Bounce rate exists in GA4 but is calculated differently and not shown by default in most reports. It represents the inverse of engagement rate: sessions that lasted less than 10 seconds, had no conversions, and included no subsequent page views. You can add bounce rate as a metric in Explorations or custom report cards. GA4 emphasizes engaged sessions instead, which measures sessions lasting longer than 10 seconds, having a conversion, or including multiple page views.
No, you can add the GA4 measurement ID directly to your site's header code and rely on enhanced measurement for most standard tracking. However, Google Tag Manager makes custom event tracking, parameter passing, and consent management significantly easier to implement and maintain without editing site code each time. For beginners learning GA4 basics, starting with direct installation is fine, but as you grow into custom events and advanced configurations, Tag Manager becomes nearly essential.
GA4 and Universal Analytics measure differently at a fundamental level. Sessions are defined differently, users are counted differently due to cross-device tracking, and metrics like engaged sessions replace bounce rate. Sampled data thresholds differ. Attribution models default to data-driven rather than last-click. Expect numbers to diverge by 10-30 percent in many cases, not because one is wrong but because the measurement methodology changed. Focus on trends within GA4 rather than comparing absolute values across platforms.
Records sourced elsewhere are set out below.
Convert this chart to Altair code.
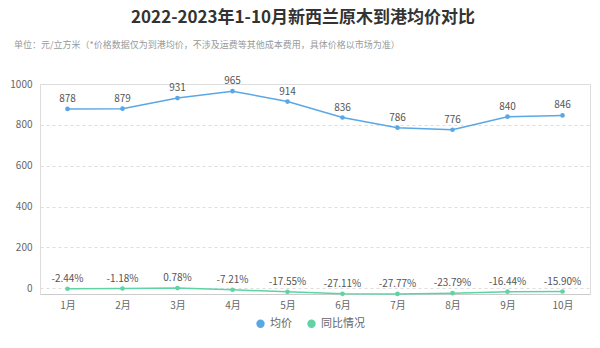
import altair as alt
import pandas as pd

months = ["1月", "2月", "3月", "4月", "5月", "6月", "7月", "8月", "9月", "10月"]
avg_price = [878, 879, 931, 965, 914, 836, 786, 776, 840, 846]
yoy = [-2.44, -1.18, 0.78, -7.21, -17.55, -27.11, -27.77, -23.79, -16.44, -15.90]
series_names = ["均价", "同比情况"]
colors = ["#5aa7e6", "#5fd3a4"]
y_ticks = [0, 200, 400, 600, 800, 1000]

rows = []
for m, v in zip(months, avg_price):
    rows.append({"月份": m, "系列": series_names[0], "值": v, "标签": f"{v}"})
for m, v in zip(months, yoy):
    rows.append({"月份": m, "系列": series_names[1], "值": v, "标签": f"{v:.2f}%"})
df = pd.DataFrame(rows)

FONT = "Noto Sans CJK SC"

x = alt.X("月份:N", sort=months, scale=alt.Scale(type="point", padding=0.5),
          axis=alt.Axis(title=None, labelAngle=0, ticks=False, domainColor="#cccccc",
                        labelColor="#666666", labelFontSize=10, labelPadding=6, grid=False,
                        labelFont=FONT))
y = alt.Y("值:Q", scale=alt.Scale(domain=[-28, 1000], nice=False, zero=False),
          axis=alt.Axis(title=None, values=y_ticks, format="d", domain=False, ticks=False,
                        gridDash=[3, 3], gridColor="#dddddd", labelColor="#666666",
                        labelFontSize=10, labelPadding=8, labelFont=FONT))
color = alt.Color("系列:N", scale=alt.Scale(domain=series_names, range=colors),
                  legend=alt.Legend(title=None, orient="none", direction="horizontal",
                                    legendX=215, legendY=234, symbolType="circle",
                                    symbolSize=70, symbolStrokeWidth=0, labelFontSize=11,
                                    labelColor="#666666", labelFont=FONT, columnPadding=14))

base = alt.Chart(df)
lines = base.mark_line(strokeWidth=1.5).encode(x=x, y=y, color=color)
points = base.mark_circle(size=22, opacity=1).encode(
    x=x, y=y,
    color=alt.Color("系列:N", scale=alt.Scale(domain=series_names, range=colors), legend=None))
labels = base.mark_text(dy=-10, fontSize=10, color="#555555", font=FONT).encode(
    x=x, y=y, text="标签:N")

title = alt.Chart(pd.DataFrame({"t": ["2022-2023年1-10月新西兰原木到港均价对比"]})).mark_text(
    align="center", baseline="middle", fontSize=17, fontWeight="bold", color="#333333", font=FONT
).encode(x=alt.value(263), y=alt.value(-66), text="t:N")

subtitle = alt.Chart(pd.DataFrame({"t": ["单位：元/立方米（*价格数据仅为到港均价，不涉及运费等其他成本费用，具体价格以市场为准）"]})).mark_text(
    align="left", baseline="middle", fontSize=9, color="#999999", font=FONT
).encode(x=alt.value(-26), y=alt.value(-39), text="t:N")

chart = alt.layer(lines, points, labels, title, subtitle).properties(
    width=550, height=210,
    padding={"left": 40, "top": 84, "right": 10, "bottom": 54},
    autosize=alt.AutoSizeParams(type="none"),
).configure_view(stroke=None).configure(background="white")

chart.save("out.html", embed_options={"renderer": "svg", "actions": False})
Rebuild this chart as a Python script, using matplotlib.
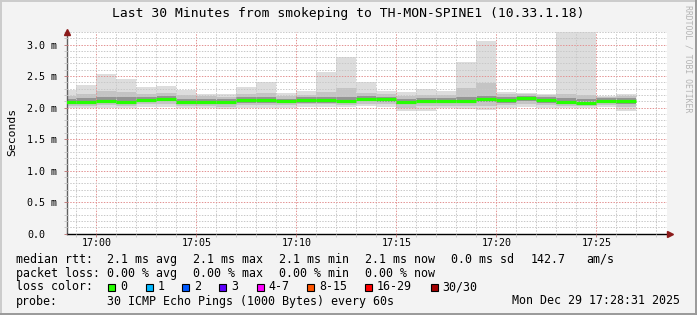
import numpy as np
import pandas as pd
import matplotlib
matplotlib.use('Agg')
import matplotlib.pyplot as plt
import matplotlib.dates as mdates
from matplotlib.ticker import MultipleLocator
from matplotlib.patches import Rectangle
from matplotlib.lines import Line2D

W, H = 697, 315
MONO = 'DejaVu Sans Mono'

# one smoke column per 60 s step, timestamp = end of the step (ms)
ends = pd.date_range('2025-12-29 16:59', '2025-12-29 17:27', freq='1min')
rtt_max = [2.28, 2.36, 2.54, 2.46, 2.32, 2.34, 2.28, 2.22, 2.22, 2.32, 2.40, 2.23, 2.27, 2.56, 2.80,
           2.40, 2.27, 2.24, 2.29, 2.27, 2.72, 3.06, 2.25, 2.23, 2.21, 3.45, 3.45, 2.18, 2.22]
rtt_p90 = [2.19, 2.22, 2.27, 2.25, 2.22, 2.23, 2.20, 2.18, 2.17, 2.22, 2.23, 2.18, 2.20, 2.24, 2.31,
           2.23, 2.21, 2.19, 2.20, 2.20, 2.31, 2.39, 2.21, 2.21, 2.20, 2.21, 2.20, 2.17, 2.19]
rtt_p75 = [2.14, 2.15, 2.17, 2.16, 2.17, 2.18, 2.14, 2.13, 2.13, 2.16, 2.17, 2.14, 2.16, 2.17, 2.17,
           2.18, 2.17, 2.14, 2.15, 2.15, 2.17, 2.19, 2.16, 2.18, 2.16, 2.15, 2.13, 2.15, 2.15]
rtt_med = [2.09, 2.095, 2.11, 2.095, 2.125, 2.14, 2.095, 2.09, 2.09, 2.12, 2.12, 2.10, 2.115, 2.12, 2.10,
           2.14, 2.13, 2.09, 2.11, 2.11, 2.11, 2.135, 2.12, 2.145, 2.12, 2.09, 2.075, 2.10, 2.10]
rtt_p25 = [2.06, 2.06, 2.07, 2.06, 2.09, 2.10, 2.06, 2.06, 2.05, 2.08, 2.08, 2.07, 2.08, 2.08, 2.07,
           2.10, 2.09, 2.05, 2.07, 2.07, 2.07, 2.09, 2.08, 2.10, 2.08, 2.05, 2.04, 2.07, 2.06]
rtt_p10 = [2.03, 2.03, 2.04, 2.03, 2.05, 2.06, 2.03, 2.03, 2.01, 2.04, 2.04, 2.04, 2.05, 2.05, 2.04,
           2.06, 2.05, 2.00, 2.02, 2.03, 2.03, 2.03, 2.04, 2.06, 2.04, 2.03, 2.02, 2.04, 2.01]
rtt_min = [2.00, 2.00, 2.00, 2.00, 2.01, 2.01, 2.00, 2.00, 1.97, 2.00, 2.00, 2.00, 2.01, 2.01, 2.01,
           2.02, 2.01, 1.94, 1.95, 1.99, 1.98, 1.96, 2.00, 2.01, 2.00, 2.00, 2.00, 2.01, 1.95]

y_ticks = [0.0, 0.5, 1.0, 1.5, 2.0, 2.5, 3.0]
y_labels = ['0.0', '0.5 m', '1.0 m', '1.5 m', '2.0 m', '2.5 m', '3.0 m']

loss_labels = ['0', '1', '2', '3', '4-7', '8-15', '16-29', '30/30']
loss_colors = ['#26ff00', '#00b8ff', '#0059ff', '#5e00ff', '#ff00ff', '#ff5500', '#ff0000', '#a10000']

title = 'Last 30 Minutes from smokeping to TH-MON-SPINE1 (10.33.1.18)'
t_start = pd.Timestamp('2025-12-29 16:58:31')
t_end = pd.Timestamp('2025-12-29 17:28:31')


def fx(x):
    return x / W


def fy(y):
    return 1 - y / H


fig = plt.figure(figsize=(W / 100, H / 100), dpi=100, facecolor='#f3f3f3')
ax = fig.add_axes([fx(66.7), fy(233.7), 600 / W, (233.7 - 31.9) / H])
ax.set_facecolor('white')

x_end = mdates.date2num(ends)
step = 1 / 1440
left = x_end - step
lo = np.array(rtt_min)
hi = np.array(rtt_max)
ax.bar(left, hi - lo, bottom=lo, width=step, align='edge', color='#dddddd', linewidth=0, zorder=1)
ax.bar(left, np.array(rtt_p90) - np.array(rtt_p10), bottom=rtt_p10, width=step, align='edge',
       color='#c4c4c4', linewidth=0, zorder=1.1)
ax.bar(left, np.array(rtt_p75) - np.array(rtt_p25), bottom=rtt_p25, width=step, align='edge',
       color='#949494', linewidth=0, zorder=1.2)
ax.hlines(rtt_med, left, x_end, colors=loss_colors[0], linewidth=2.3, zorder=3)

ax.xaxis_date()
ax.set_xlim(mdates.date2num(t_start), mdates.date2num(t_end))
ax.set_ylim(0, 3.2)
ax.xaxis.set_major_locator(mdates.MinuteLocator(byminute=range(0, 60, 5)))
ax.xaxis.set_minor_locator(mdates.MinuteLocator())
ax.xaxis.set_major_formatter(mdates.DateFormatter('%H:%M'))
ax.set_yticks(y_ticks, y_labels)
ax.yaxis.set_minor_locator(MultipleLocator(0.1))

ax.set_axisbelow(False)
ax.grid(which='minor', color='#c8c8c8', linestyle=(0, (1.4, 1.4)), linewidth=0.72)
ax.grid(which='major', color='#e39393', linestyle=(0, (1.4, 1.4)), linewidth=0.72)

ax.tick_params(which='major', length=2, width=0.72, color='#c08080', labelsize=7.2)
ax.tick_params(which='minor', length=2, width=0.72, color='#c8c8c8')
ax.tick_params(axis='y', which='major', pad=26.4)
ax.tick_params(axis='x', which='major', pad=1.0)
for lab in ax.get_yticklabels():
    lab.set_horizontalalignment('left')
    lab.set_fontfamily(MONO)
for lab in ax.get_xticklabels():
    lab.set_fontfamily(MONO)

for side in ('top', 'right'):
    ax.spines[side].set_visible(False)
ax.spines['left'].set_color('#606060')
ax.spines['bottom'].set_color('#000000')
ax.spines['left'].set_linewidth(1.0)
ax.spines['bottom'].set_linewidth(1.0)
ax.plot([0], [1.0], marker='^', markersize=5, color='#8b1a1a', transform=ax.transAxes,
        clip_on=False, zorder=5)
ax.plot([1.006], [0], marker='>', markersize=5, color='#8b1a1a', transform=ax.transAxes,
        clip_on=False, zorder=5)

fig.text(fx(348.5), fy(13), title, ha='center', va='center', fontsize=9.4, family=MONO, color='#000000')
fig.text(fx(12), fy(132), 'Seconds', rotation=90, ha='center', va='center', fontsize=8.2, family=MONO)
fig.text(fx(688), fy(5), 'RRDTOOL / TOBI OETIKER', rotation=270, ha='center', va='top',
         fontsize=5.9, family=MONO, color='#b4b4b4')

fs = 8.4
rows = [
    (259.3, [(16, 'median rtt:'), (107.3, '2.1 ms avg'), (193.3, '2.1 ms max'), (279.3, '2.1 ms min'),
             (365.3, '2.1 ms now'), (451, '0.0 ms sd'), (530.7, '142.7'), (586, 'am/s')]),
    (273.3, [(16, 'packet loss:'), (107.3, '0.00 % avg'), (193.3, '0.00 % max'), (279.3, '0.00 % min'),
             (365.3, '0.00 % now')]),
    (301, [(16, 'probe:'), (107.3, '30 ICMP Echo Pings (1000 Bytes) every 60s')]),
]
for y, items in rows:
    for x, s in items:
        fig.text(fx(x), fy(y), s, ha='left', va='center', fontsize=fs, family=MONO)
fig.text(fx(680), fy(301), 'Mon Dec 29 17:28:31 2025', ha='right', va='center', fontsize=fs, family=MONO)

fig.text(fx(16), fy(287), 'loss color:', ha='left', va='center', fontsize=fs, family=MONO)
box_x = [108.3, 145.7, 182.3, 219.3, 256.7, 307.3, 365.3, 430.7]
for bx, lab, col in zip(box_x, loss_labels, loss_colors):
    fig.patches.append(Rectangle((fx(bx), fy(290.7)), 7 / W, 7 / H, transform=fig.transFigure,
                                 facecolor=col, edgecolor='black', linewidth=0.8))
    fig.text(fx(bx + 11.5), fy(287), lab, ha='left', va='center', fontsize=fs, family=MONO)

# frame shading like rrdtool
fig.add_artist(Line2D([0, 1], [fy(1), fy(1)], color='#cbcbcb', linewidth=1.4, transform=fig.transFigure))
fig.add_artist(Line2D([fx(1), fx(1)], [0, 1], color='#cbcbcb', linewidth=1.4, transform=fig.transFigure))
fig.add_artist(Line2D([0, 1], [fy(314), fy(314)], color='#999999', linewidth=1.4, transform=fig.transFigure))
fig.add_artist(Line2D([fx(696), fx(696)], [0, 1], color='#999999', linewidth=1.4, transform=fig.transFigure))

fig.savefig('out.png', dpi=100, facecolor=fig.get_facecolor())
Install the tracking code and verify data appears in real-time reports. Enable enhanced measurement if not already on. Identify your three to five most important business actions and ensure those events are firing correctly, then mark them as key events. Create a basic audience for returning users. Link your Google Ads account if you run paid search. Set data retention to 14 months. Build one simple funnel exploration for your primary conversion path. These steps give you a functional baseline to learn from actual data rather than hypothetical configurations.